2 'Creature' is a word used of Gollum far more often than of any other being in The Lord of the Rings. See Again That Vile Creature, With A Special Appearance by Grendel.  Frodo has a similar experience with Sam in The Tower of Cirith Ungol (RK 6.i.911-912).

As I discussed elsewhere, the portrayal of Gollum in The Lord of the Rings must stand on its own merits. Nor can we assume that the first time reader will have read The Hobbit or even the parts of the prologue that mention Gollum.  I will be discussing The Hobbit and the Prologue in Gollum before The Taming of Sméagol (V) later this year.

4 Does his understanding here reach back to his moment of pity for Gollum, which began with 'a sudden understanding' (The Hobbit 97)?

5 Even near the end, after the Ring has gone into the fire, Bilbo is not finally and wholly free of the it. He again expresses a desire to see it when Frodo stops in Rivendell on his way back to the Shire (RK 6.vi.987).

In The Shadow of the Past (FR i.ii.48-49) Gandalf says that Bilbo felt better as soon as he gave up the Ring and that he stopped worrying about him once he did so. He also points out, however, that 'a lot of time' would have to go by before he could safely look upon it, and that Bilbo's giving up the Ring of his own free will made a crucial difference.  Obviously Gollum did not do so, nor in the end will Frodo. This does not augur well for their chances of recovery.

7 That he says he 'tamed' him is interesting in view of Frodo's later attempt to do the same in Book Four.  As the testimony of Legolas will reveal, Aragorn, like Frodo, never did more than subdue him.

8 I have always taken the words 'I was not gentle' to imply that he beat Gollum, since they seem to describe his immediate response to being bitten rather than to look forward to what he did later. With '[n]othing more did I ever get from him....' Aragorn seems to begin a new thought. Marching someone hundreds of miles, bound and gagged, and withholding food and water to make them compliant is extremely harsh treatment.  Gollum had no fond memory of Aragorn (TT 4.iii.643).  For more on this journey, described as 'not much short of nine hundred miles, and this Aragorn accomplished with weariness in fifty days,' see UT 342-43. With weariness indeed.

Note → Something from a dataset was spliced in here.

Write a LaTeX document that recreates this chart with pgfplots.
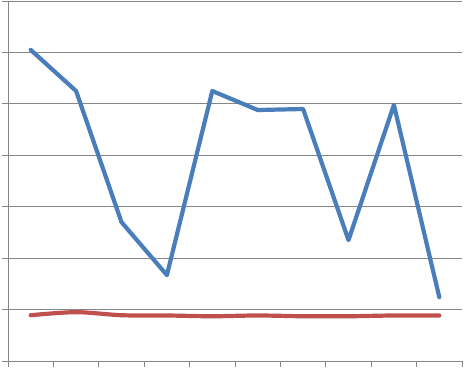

9 As Gandalf clearly suggests when Bilbo calls the Ring his Precious: 'It has been called that before...but not by you' (FR 1.i.33).  For discussion see here.

10 'Do you mean to say that you, and the Elves, have let him live after all those horrible deeds?' (FR 1.ii.59).  Note how the commas set off and emphasize 'and the Elves' by introducing the pause of incredulity.